House debates
Monday, 16 October 2023
Statements
Israel
6:38 pm
Sam Birrell (Nicholls, National Party) Share this | Hansard source
I join with my parliamentary colleagues in my unreserved condemnation of the attacks on southern Israel by Hamas. These are brutal acts by people who have completely lost all sense of humanity. What we've seen reported out of southern Israel has been horrific and shocking. It brings emotions of anger and sadness to think that civilians can be targeted in such a way and that innocent children can be treated with such inhumanity and barbarity. It's really difficult to put into words what type of response any decent person would have to such an attack.

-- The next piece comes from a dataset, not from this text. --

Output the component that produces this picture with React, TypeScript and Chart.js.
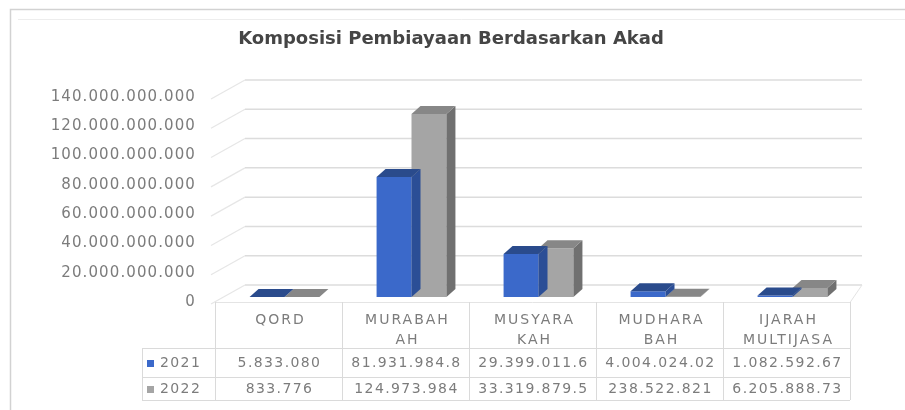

It's so difficult to see hatred and intolerance flourish in any part of the world. In times like this I try to look back to my own community. The previous speaker talked about a successful example of multiculturalism, and the electorate of Nicholls is certainly that. I would like to share with the parliament something that happened last week, a vigil at the St Brendan's Catholic Church in Shepparton, which is my hometown in the centre of the electorate of Nicholls. At the vigil people from all different religions came together to pray and to reflect on what was happening in Israel. I was fortunate enough to speak, as were other members of parliament. The two people who organised it and the people who spoke were young people driven by faith and driven by a sense of wanting to see peace in their community. One of them was the new Catholic parish priest in Shepparton, Father Jackson Saunders, and the other was his friend and the new imam of the Albanian mosque in Shepparton, Imam Hysni Merja. The Albanian mosque was built in 1960, and it's a part of our community.
These are young people driven by faith to come together. They're from different religious traditions and faiths, but they prayed in their own way together for peace. It was a bright moment in what was a very dark week. I was asked to speak, and, as I said earlier, it's difficult to find the words to talk about such barbarity. I tried to go back to the values that I expressed in my maiden speech, which were that we seem to do better as a society when we celebrate each other's culture but moreover focus on our shared humanity, the humanity being a stronger bond than any differences that seek to be amplified by race, ethnicity, gender or religion. The way that the Goulburn Valley does that and that many other parts of Australia do that means that our humanity is strong and our connection is strong.
It's so shameful to see that connection breaking down in other parts of Australia. Some of the chants that I heard on the steps of the Sydney Opera House were an absolute disgrace, and those people making them are unAustralian. We have to call that out continually because that is not the Australia that we want. We have to hold onto our humanity, and there are examples of that in the Goulburn Valley, in my electorate of Nicholl.
I have connections with Israel. Before coming into this place, I worked as an agronomist or agricultural scientist with a water company called Netafim. I visited Sderot, which is one of the towns that was most affected by this unspeakable brutality. There are other southern kibbutzim and towns that have been affected, including a Hatzerim, a kibbutz near Bathsheba which has the Netafim factory. I'll just reflect that these kibbutzim sustain themselves by world-leading water technology, mostly for agriculture, which is what I was involved in. They are sustained by this aspiration for technology to give life to communities throughout the world. There are obviously examples of this Israeli technology not only in Australia but in Africa, Asia, North and South America and Europe. It helps efficiently and with reverence to the environment to grow more food for people, which is life. That's life, and, for people working on such life-giving technology and devoting their lives to making sure that the globe has enough food to be attacked by people who have this obsession with death, makes it even harder to bear. My own experiences and my friendships and people who I'm still in contact with who I used to work with are going through a terrible time as a result.
The depravity and evil of Hamas knows no bounds, it would seem, with what they have done by taking hostages, including children, back into Gaza and by what they're doing by using the innocent civilians of Palestine, as it would seem, as human shields. There's going to be a great deal of tragedy in the coming weeks and months. We need to acknowledge that too. We absolutely need to acknowledge that too. I think it's incredibly cowardly to use children and innocent civilians as cover for your own hateful, violent ways. I'm so regretful that there wasn't leadership in that particular Palestinian territory that didn't look at some of the other societies around the world that have flourished with economic activity, education, community and society. Gaza could have been that, but Hamas wouldn't allow it. So I join, as I said at the beginning of this, with my parliamentary colleagues in condemning this.
Let's just focus on what makes Australia a great community, like the Imam from the Albanian mosque, Father Jackson from the Catholic Church and other faith leaders at that event. I single them out because they're young men who are hopefully going to be in our community for their lives, spreading messages of peace with communities of different faiths coming together. Let's focus on what we have here; let's condemn the hatred and barbarity we see around the world and reflect on what we do in this country.
We have arguments in this place, but we've got a great democracy and we've got a great social fabric. But that has to be fought for. As part of the fight for it, you've got to call out evil when you see it and you've got to call out hatred and intolerance when you see it. We saw it in Sydney, regretfully, and I called that out as well as condemning the evil attacks of Hamas on the south of Israel.